Bacillus anthracis is the agent of anthrax—a common disease of livestock and, occasionally, of humans—and the only obligate pathogen within the genus Bacillus. This disease can be classified as a zoonosis, causing infected animals to transmit the disease to humans.
Four forms of human anthrax disease are recognized based on their portal of entry:
Cutaneous, the most common form (95%), causes a localized, inflammatory, black, necrotic lesion (eschar). Most often the sore will appear on the face, neck, arms, or hands. Development can occur within 1-7 days after exposure.
Inhalation, a rare but highly fatal form, is characterized by flu like symptoms, chest discomfort, diaphoresis, and body aches.

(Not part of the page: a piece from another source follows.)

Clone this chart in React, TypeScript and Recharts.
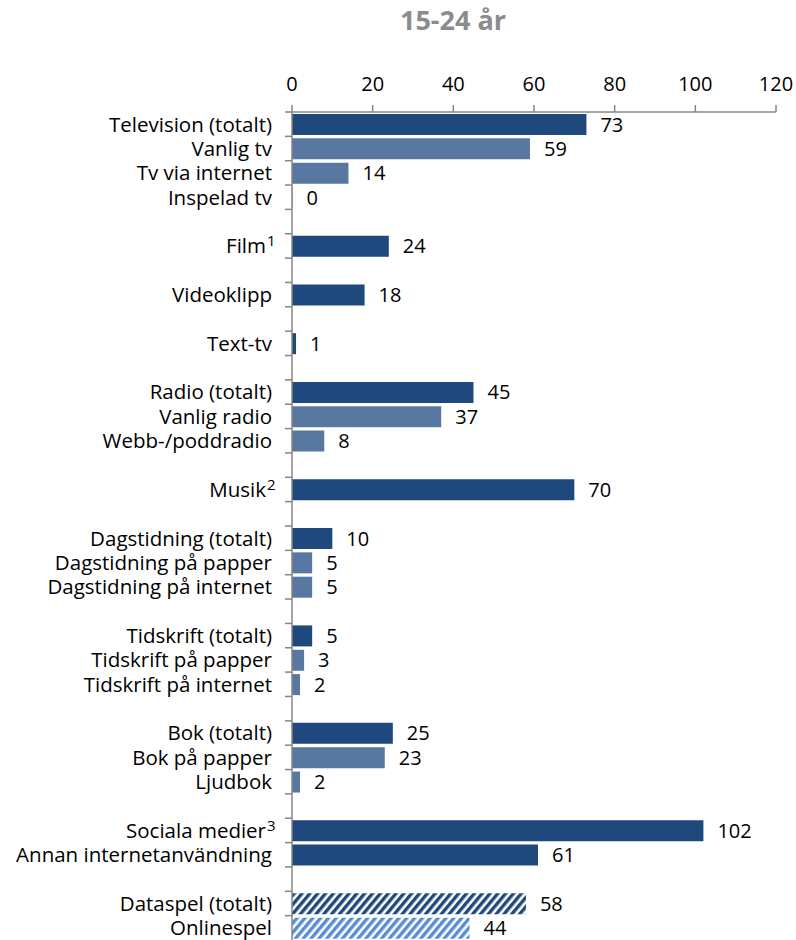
import React from 'react';
import { BarChart, Bar, XAxis, YAxis, Cell, LabelList } from 'recharts';

// one row per category, blank rows separate the groups
const categories = [
  'Television (totalt)', 'Vanlig tv', 'Tv via internet', 'Inspelad tv', '',
  'Film', '',
  'Videoklipp', '',
  'Text-tv', '',
  'Radio (totalt)', 'Vanlig radio', 'Webb-/poddradio', '',
  'Musik', '',
  'Dagstidning (totalt)', 'Dagstidning på papper', 'Dagstidning på internet', '',
  'Tidskrift (totalt)', 'Tidskrift på papper', 'Tidskrift på internet', '',
  'Bok (totalt)', 'Bok på papper', 'Ljudbok', '',
  'Sociala medier', 'Annan internetanvändning', '',
  'Dataspel (totalt)', 'Onlinespel',
];

const footnotes: Record<string, string> = {
  Film: '1',
  Musik: '2',
  'Sociala medier': '3',
};

const minutes: (number | null)[] = [
  73, 59, 14, 0, null,
  24, null,
  18, null,
  1, null,
  45, 37, 8, null,
  70, null,
  10, 5, 5, null,
  5, 3, 2, null,
  25, 23, 2, null,
  102, 61, null,
  58, 44,
];

// t = total, s = sub-item, g = games total, gs = games sub-item
const rowKind = [
  't', 's', 's', 's', '',
  't', '',
  't', '',
  't', '',
  't', 's', 's', '',
  't', '',
  't', 's', 's', '',
  't', 's', 's', '',
  't', 's', 's', '',
  't', 't', '',
  'g', 'gs',
];

const xTicks = [0, 20, 40, 60, 80, 100, 120];

const data = categories.map((name, i) => ({ id: `r${i}`, name, value: minutes[i], kind: rowKind[i] }));

const W = 796;
const H = 940;
const M = { top: 82, right: 20, bottom: 0, left: 0 };
const X_AXIS_H = 30;
const Y_AXIS_W = 292;
const band = (H - M.top - X_AXIS_H - M.bottom) / categories.length;

const FONT = '"Open Sans", sans-serif';
const AXIS_GRAY = '#868686';

const fillFor = (kind: string) => {
  if (kind === 's') return '#5878A1';
  if (kind === 'g') return 'url(#hatchDark)';
  if (kind === 'gs') return 'url(#hatchLight)';
  return '#1F497D';
};

const CategoryTick = (props: any) => {
  const { x, y, payload, index } = props;
  const row = data[index] ?? data.find((d) => d.id === payload.value);
  const name = row ? row.name : '';
  const sup = footnotes[name];
  const axisX = Y_AXIS_W;
  const top = y - band / 2;
  return (
    <g>
      <line x1={axisX - 7} x2={axisX} y1={top} y2={top} stroke={AXIS_GRAY} strokeWidth={1.5} />
      {name && (
        <text x={x - (sup ? 6 : 0)} y={y} dy="0.36em" textAnchor="end" fontFamily={FONT} fontSize={20.5} fill="#000">
          {name}
        </text>
      )}
      {sup && (
        <text x={x - 5} y={y - 5} dy="0.36em" textAnchor="start" fontFamily={FONT} fontSize={15} fill="#000">
          {sup}
        </text>
      )}
    </g>
  );
};

export default function App() {
  return (
    <div style={{ position: 'absolute', left: 0, top: 0, width: W, height: H, background: '#fff' }}>
      <svg width={0} height={0} style={{ position: 'absolute' }}>
        <defs>
          <pattern id="hatchDark" patternUnits="userSpaceOnUse" width={6} height={6} patternTransform="rotate(40)">
            <rect width={6} height={6} fill="#fff" />
            <rect width={3.4} height={6} fill="#1F497D" />
          </pattern>
          <pattern id="hatchLight" patternUnits="userSpaceOnUse" width={6} height={6} patternTransform="rotate(40)">
            <rect width={6} height={6} fill="#fff" />
            <rect width={3.4} height={6} fill="#558ED5" />
          </pattern>
        </defs>
      </svg>
      <div
        style={{
          position: 'absolute',
          left: 303,
          top: 1,
          width: 300,
          textAlign: 'center',
          fontFamily: FONT,
          fontWeight: 700,
          fontSize: 27,
          lineHeight: 'normal',
          color: '#8C8C8C',
        }}
      >
        15-24 år
      </div>
      <BarChart width={W} height={H} data={data} layout="vertical" margin={M} barSize={21}>
        <XAxis
          type="number"
          orientation="top"
          domain={[0, 120]}
          ticks={xTicks}
          height={X_AXIS_H}
          axisLine={{ stroke: AXIS_GRAY, strokeWidth: 1.5 }}
          tickLine={{ stroke: AXIS_GRAY, strokeWidth: 1.5 }}
          tickSize={7}
          tickMargin={14}
          tick={{ fontFamily: FONT, fontSize: 20, fill: '#000' }}
        />
        <YAxis
          type="category"
          dataKey="id"
          width={Y_AXIS_W}
          axisLine={{ stroke: AXIS_GRAY, strokeWidth: 1.5 }}
          tickLine={false}
          tickMargin={20}
          tickSize={0}
          interval={0}
          tick={<CategoryTick />}
        />
        <Bar
          dataKey="value"
          isAnimationActive={false}
          minPointSize={(v: any) => (v === 0 ? 0.5 : 0)}
        >
          {data.map((d) => (
            <Cell key={d.id} fill={fillFor(d.kind)} />
          ))}
          <LabelList
            dataKey="value"
            position="right"
            offset={14}
            fontFamily={FONT}
            fontSize={20}
            fill="#000"
          />
        </Bar>
      </BarChart>
    </div>
  );
}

Development occurs usually a week after exposure, but can take up to two months.
Gastrointestinal, a rare but also fatal (causes death to 25%) type, results from ingestion of spores. Symptoms include: fever and chills, swelling of neck, painful swallowing, hoarseness, nausea and vomiting (especially bloody vomiting), diarrhea, flushing and red eyes, and swelling of abdomen. Symptoms can develop within 1-7 days
Injection, symptoms are similar to those of cutaneous anthrax, but injection anthrax can spread throughout the body faster and can be harder to recognize and treat compared to cutaneous anthrax.. Symptoms include, fever, chills, a group of small bumps or blisters that may itch, appearing where the drug was injected. A painless sore with a black center that appears after the blisters or bumps. Swelling around the sore. Abscesses deep under the skin or in the muscle where the drug was injected.